Outside Matters More Than You Think

Kerb appeal is not just an estate agent phrase. The front of your house is the first thing visitors, neighbours, and — if you ever sell — buyers see. A painted front door, a tidy path, and well-maintained window frames do more for the overall impression of a property than almost anything inside it.

For families, the garden is the most undervalued room in the house. A flat, usable lawn, some decent outdoor lighting, and a surface the kids can actually play on transforms how much time you spend outside. You do not need a landscaping budget — you need a strimmer, a pressure washer, and a free weekend. If the deck is looking grey and slippery, a power wash and a coat of decking oil will take a day and make it safe for bare feet again. Fencing that leans or has gaps is worth fixing before next winter finishes it off entirely.

The Real Checklist

Here is the order that works: fix anything broken or leaking first; insulate and draught-proof second; upgrade windows and doors third; sort the exterior fourth; then, and only then, move on to the cosmetic projects you have been dreaming about.

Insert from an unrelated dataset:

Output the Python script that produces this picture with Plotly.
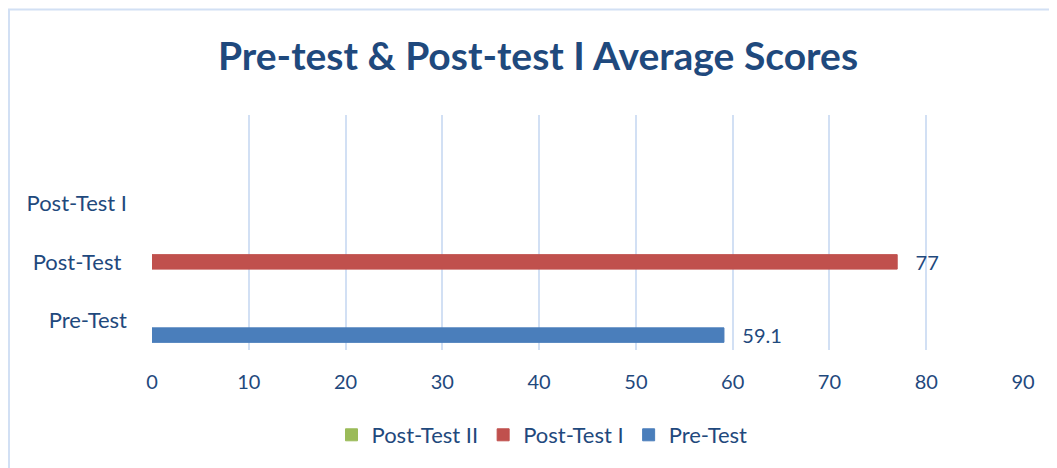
import plotly.graph_objects as go

categories = ["Pre-Test", "Post-Test\u00a0", "Post-Test I"]
pre_test = [59.1, None, None]
post_test_1 = [None, 77, None]
post_test_2 = [None, None, None]
x_ticks = [0, 10, 20, 30, 40, 50, 60, 70, 80, 90]

TXT = "#1f497d"
FONT = "Lato"
GRID = "#d2e0f4"
W, H = 1049, 460  # page body has an 8px margin

fig = go.Figure()
series = [
    ("Pre-Test", pre_test, "#4a7ebb"),
    ("Post-Test I", post_test_1, "#c0504d"),
    ("Post-Test II", post_test_2, "#9bbb59"),
]
for name, vals, col in series:
    fig.add_trace(go.Bar(
        y=categories, x=vals, name=name, orientation="h",
        marker=dict(color=col, line=dict(width=1, color=col)),
        text=[None if v is None else "\u00a0\u00a0\u00a0" + str(v) for v in vals],
        textposition="outside", constraintext="none",
        outsidetextfont=dict(family=FONT, size=20, color=TXT),
        cliponaxis=False,
        hoverinfo="x+name",
    ))

fig.update_layout(
    width=W, height=H,
    margin=dict(l=144, r=34, t=107, b=118),
    paper_bgcolor="white", plot_bgcolor="white",
    barmode="group", bargap=0.26, bargroupgap=0,
    title=dict(text="<b>Pre-test & Post-test I Average Scores</b>",
               x=530 / W, xref="container", xanchor="center",
               y=1 - 48 / H, yref="container", yanchor="middle",
               font=dict(family=FONT, size=39, color=TXT)),
    legend=dict(orientation="h", traceorder="reversed",
                x=534 / W, xref="container", xanchor="center",
                y=1 - 427 / H, yref="container", yanchor="middle",
                font=dict(family=FONT, size=22, color=TXT),
                itemwidth=30),
    showlegend=True,
    xaxis=dict(range=[0, 90], tickvals=x_ticks, showgrid=True,
               gridcolor=GRID, gridwidth=2, zeroline=False,
               showline=False, ticks="outside", ticklen=14,
               tickcolor="rgba(0,0,0,0)",
               tickfont=dict(family=FONT, size=20, color=TXT)),
    yaxis=dict(type="category", range=[-0.5, 3.5], showgrid=False,
               zeroline=False, showline=False, ticks="",
               ticklabelstandoff=24,
               tickfont=dict(family=FONT, size=22, color=TXT)),
    shapes=[dict(type="rect", xref="paper", yref="paper",
                 x0=(1 - 144) / 871, x1=1.2,
                 y0=-0.6, y1=1 + (107 - 1.5) / 235,
                 line=dict(color=GRID, width=2), fillcolor="rgba(0,0,0,0)",
                 layer="below")],
)

fig.write_html("out.html")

It is not the most exciting sequence. Nobody ever posted a before-and-after of new loft insulation. But it is the sequence that keeps your family warm, your bills low, and your house in genuinely good shape — not just good-looking shape. It is also the approach that saves money in the long run, because you are not tearing out cosmetic work to fix structural problems you should have caught earlier.

And if your kids ask what you are doing up in the loft with a tape measure on a Saturday morning, tell them you are being a responsible homeowner. They will not be impressed. But one day, when they own a place of their own, they will remember.